Galvan’s order did prohibit the defense lawyers from removing items from the home, or searching through "file cabinets, containers, drawers, digital devices, and the like" and only allowed the  defense team to “view items that are in plain view.” The sheriff's office was not their to monitor their activities.

According to prosecutors, the King County Sheriff’s Office (KCSO) documented the home before and after the defense team’s access and alleges a bottle of Clorox wipes from the home is missing, as well as backpacks belonging to the child victims which were moved or opened or moved. 

Prosecutors are seeking an order to force the defense to turn over all material they collected or documented during their time at the crime scene.
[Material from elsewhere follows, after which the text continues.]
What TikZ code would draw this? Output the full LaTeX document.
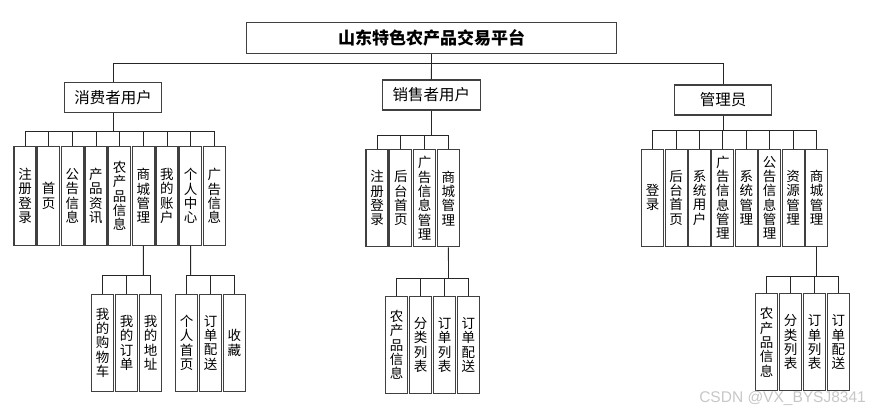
\documentclass[tikz,border=0pt]{standalone}
\usepackage{fontspec}
\setsansfont{Liberation Sans}
\newfontfamily\cjk{Noto Sans CJK SC}
\usetikzlibrary{positioning}

\tikzset{
  topbox/.style={draw=black!75,line width=1.1pt,fill=white,inner sep=0pt,minimum width=97.5pt,minimum height=30pt,font=\cjk\fontsize{15.5}{15.5}\selectfont},
  vbox/.style={draw=black!75,line width=1.1pt,fill=white,inner sep=0pt,minimum width=22pt,minimum height=97pt,align=center,font=\cjk\fontsize{13.5}{14.3}\selectfont},
  link/.style={draw=black!85,line width=0.9pt}
}

\begin{document}
\begin{tikzpicture}[x=1pt,y=-1pt]
              \useasboundingbox (0,0) rectangle (872,413);
              \node[topbox,minimum width=370pt,minimum height=30.5pt,font=\cjk\bfseries\fontsize{17}{17}\selectfont](pt)at(431.5,38){山东特色农产品交易平台};
              \node[topbox](cu)at(113,97.7){消费者用户};
              \node[topbox](se)at(431.3,95){销售者用户};
              \node[topbox](ad)at(723,100){管理员};
              \coordinate (b0) at (431.5,63);
              \draw[link] (pt.south)--(b0);
              \draw[link] (b0)-|(cu.north);
              \draw[link] (b0)--(se.north);
              \draw[link] (b0)-|(ad.north);
              \coordinate (bc) at (113,131.7);
              \draw[link] (cu.south)--(bc);
              \foreach \t [count=\i] in {注\\册\\登\\录,首\\页,公\\告\\信\\息,产\\品\\资\\讯,农\\产\\品\\信\\息,商\\城\\管\\理,我\\的\\账\\户,个\\人\\中\\心,广\\告\\信\\息}{
                \node[vbox,minimum height=98.3pt](c\i)at({25+23.66*(\i-1)},195.9){\t};
                \draw[link] (bc)-|(c\i.north);
              }
              \coordinate (bs) at (431.3,135);
              \draw[link] (se.south)--(bs);
              \foreach \t [count=\i] in {注\\册\\登\\录,后\\台\\首\\页,广\\告\\信\\息\\管\\理,商\\城\\管\\理}{
                \node[vbox](s\i)at({377+23.8*(\i-1)},198.3){\t};
                \draw[link] (bs)-|(s\i.north);
              }
              \coordinate (ba) at (723,130);
              \draw[link] (ad.south)--(ba);
              \foreach \t [count=\i] in {登\\录,后\\台\\首\\页,系\\统\\用\\户,广\\告\\信\\息\\管\\理,系\\统\\管\\理,公\\告\\信\\息\\管\\理,资\\源\\管\\理,商\\城\\管\\理}{
                \node[vbox](a\i)at({652.7+23.4*(\i-1)},197.7){\t};
                \draw[link] (ba)-|(a\i.north);
              }
              \coordinate (bcm) at (143.3,275);
              \draw[link] (c6.south)--(bcm);
              \foreach \t [count=\i] in {我\\的\\购\\物\\车,我\\的\\订\\单,我\\的\\地\\址}{
                \node[vbox](cm\i)at({102.7+23.9*(\i-1)},342.8){\t};
                \draw[link] (bcm)-|(cm\i.north);
              }
              \coordinate (bcp) at (190.7,275.7);
              \draw[link] (c8.south)--(bcp);
              \foreach \t [count=\i] in {个\\人\\首\\页,订\\单\\配\\送,收\\藏}{
                \node[vbox](cp\i)at({186.7+23.8*(\i-1)},342.8){\t};
                \draw[link] (bcp)-|(cp\i.north);
              }
              \coordinate (bsm) at (448.5,278.3);
              \draw[link] (s4.south)--(bsm);
              \foreach \t [count=\i] in {农\\产\\品\\信\\息,分\\类\\列\\表,订\\单\\列\\表,订\\单\\配\\送}{
                \node[vbox](sm\i)at({396.7+23.9*(\i-1)},345){\t};
                \draw[link] (bsm)-|(sm\i.north);
              }
              \coordinate (bam) at (816.5,276);
              \draw[link] (a8.south)--(bam);
              \foreach \t [count=\i] in {农\\产\\品\\信\\息,分\\类\\列\\表,订\\单\\列\\表,订\\单\\配\\送}{
                \node[vbox](am\i)at({766.7+23.9*(\i-1)},342.3){\t};
                \draw[link] (bam)-|(am\i.north);
              }
              \node[anchor=east,inner sep=0pt,text=black!22,font=\sffamily\fontsize{15.5}{15.5}\selectfont](wm)at(866,398){CSDN @VX\_BYSJ8341};
            \end{tikzpicture}
\end{document}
Prosecutors are attempting to move the case into adult court since the teen is accused of shooting his family members on the morning of Oct. 21 and attempting to make it look like his brother had killed the family then himself. The teen even called 911 to report that his younger brother had shot the family.

His 11-year-old sister survived and ran to a neighbor’s home to report that she had seen that her 15-year-old brother killed the family. She said she touched the necks and chests of the other family members to “see if they were alive.” The girl told investigators that her 15-year-old brother was the only one of the siblings who knew the combination of the home’s gun safe. Reinforcing the sister’s story, detectives said the 13-year-old boy died from multiple gunshot wounds that were fired from farther than two feet away and one of the shots that killed him entered from the back of his head, according to an autopsy.

Two days after the Oct. 29 search, defense attorney Amy Parker and co-counsel Molly Campera filed a notice to the court that they were withdrawing as counsel for the 15-year-old suspect and his defense is now being handled by a different firm.

A motion hearing for the case has been scheduled for Dec. 2 to decide if the case will remain in juvenile court.